According to, Seattle is home to approximately 100+ emergency food programs. The majority of these programs are Meal Programs, with 77 individual programs identified by the City. A smaller minority (36) are Food Banks.  Yet, when emergency food services are mentioned, food banks are what the majority of people think of, and food banks receive the majority of the cities resources. For every $1 the City of Seattle gives in support of meal programs, $5.90 is given to food banks.

At OSL, through our work as the Chair of the Meals Partnership Coalition for the past 16 years, we know that both Meal Programs and Food Banks are two crucial, but drastically different, components to the food safety net in our community. OSL works to educate the public about the differences, and to strive towards a more equitable distribution of resources for these two different groups.

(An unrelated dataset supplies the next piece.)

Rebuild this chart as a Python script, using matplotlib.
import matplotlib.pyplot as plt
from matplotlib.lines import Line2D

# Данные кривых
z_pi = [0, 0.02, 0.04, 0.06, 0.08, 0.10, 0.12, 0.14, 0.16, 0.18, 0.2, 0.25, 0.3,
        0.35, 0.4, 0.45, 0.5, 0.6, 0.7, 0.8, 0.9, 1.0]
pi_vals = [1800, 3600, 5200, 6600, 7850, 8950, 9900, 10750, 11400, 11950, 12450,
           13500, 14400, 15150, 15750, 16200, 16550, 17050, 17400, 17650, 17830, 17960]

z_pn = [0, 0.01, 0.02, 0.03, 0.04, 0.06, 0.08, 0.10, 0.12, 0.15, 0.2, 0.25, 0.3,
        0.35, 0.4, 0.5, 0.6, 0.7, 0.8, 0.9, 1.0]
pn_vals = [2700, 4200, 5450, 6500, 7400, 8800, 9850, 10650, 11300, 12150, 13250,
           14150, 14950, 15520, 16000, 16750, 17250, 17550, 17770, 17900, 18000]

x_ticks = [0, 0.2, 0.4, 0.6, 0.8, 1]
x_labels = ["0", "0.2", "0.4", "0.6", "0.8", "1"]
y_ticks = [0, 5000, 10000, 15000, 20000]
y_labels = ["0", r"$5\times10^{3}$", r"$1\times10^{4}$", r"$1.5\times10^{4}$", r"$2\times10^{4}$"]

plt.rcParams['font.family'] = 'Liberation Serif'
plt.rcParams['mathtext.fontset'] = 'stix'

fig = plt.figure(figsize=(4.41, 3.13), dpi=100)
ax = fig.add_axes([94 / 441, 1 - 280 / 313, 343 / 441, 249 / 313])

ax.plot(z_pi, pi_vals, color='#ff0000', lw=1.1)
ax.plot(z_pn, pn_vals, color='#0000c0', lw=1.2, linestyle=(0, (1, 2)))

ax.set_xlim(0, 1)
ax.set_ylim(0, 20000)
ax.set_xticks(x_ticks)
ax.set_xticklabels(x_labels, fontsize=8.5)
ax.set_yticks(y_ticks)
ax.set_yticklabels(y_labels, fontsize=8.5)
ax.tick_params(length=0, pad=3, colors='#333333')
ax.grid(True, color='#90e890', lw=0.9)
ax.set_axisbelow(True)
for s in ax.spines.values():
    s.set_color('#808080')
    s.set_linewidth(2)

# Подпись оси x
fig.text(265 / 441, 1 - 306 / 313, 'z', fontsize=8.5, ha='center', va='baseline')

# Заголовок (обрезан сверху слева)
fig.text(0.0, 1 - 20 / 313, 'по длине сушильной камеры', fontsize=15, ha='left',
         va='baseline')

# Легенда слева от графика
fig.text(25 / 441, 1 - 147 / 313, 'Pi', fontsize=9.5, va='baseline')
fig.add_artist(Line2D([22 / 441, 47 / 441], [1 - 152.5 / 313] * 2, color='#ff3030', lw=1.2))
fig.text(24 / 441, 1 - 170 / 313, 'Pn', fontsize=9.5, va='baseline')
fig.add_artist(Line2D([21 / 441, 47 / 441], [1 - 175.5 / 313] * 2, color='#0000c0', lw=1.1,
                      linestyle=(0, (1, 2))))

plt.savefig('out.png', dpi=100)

Types of Services Provided

As individuals, we all need to secure food for ourselves and our families. When a housed individual is hungry, they are able to choose whether or not they go to the grocery store to stock their cupboards or to a restaurant if the need for a meal is immediate. If you have an empty kitchen and the skills to cook, , going to the grocery store is appropriate. If you are currently hungry, are away from home, do not know how to cook, are running short on time, or your kitchen is being remodeled, you will more than likely head to a restaurant to meet your meal needs.

Food banks and meal programs work in much the same way.

In Seattle, some Food Banks have taken the Grocery Store model. The food banks provide a grocery store setup where guests can  “shop” for the food that they need and want. Other food banks hand out food in pre-packaged bags to clients at predetermined times and locations throughout the week. However, the food that is distributed through food banks is in its raw form and requires a kitchen to prepare it into a meal.  This preparation requires cooking skills, storage space, and access to a kitchen where one can turn “ingredients” into “meals”.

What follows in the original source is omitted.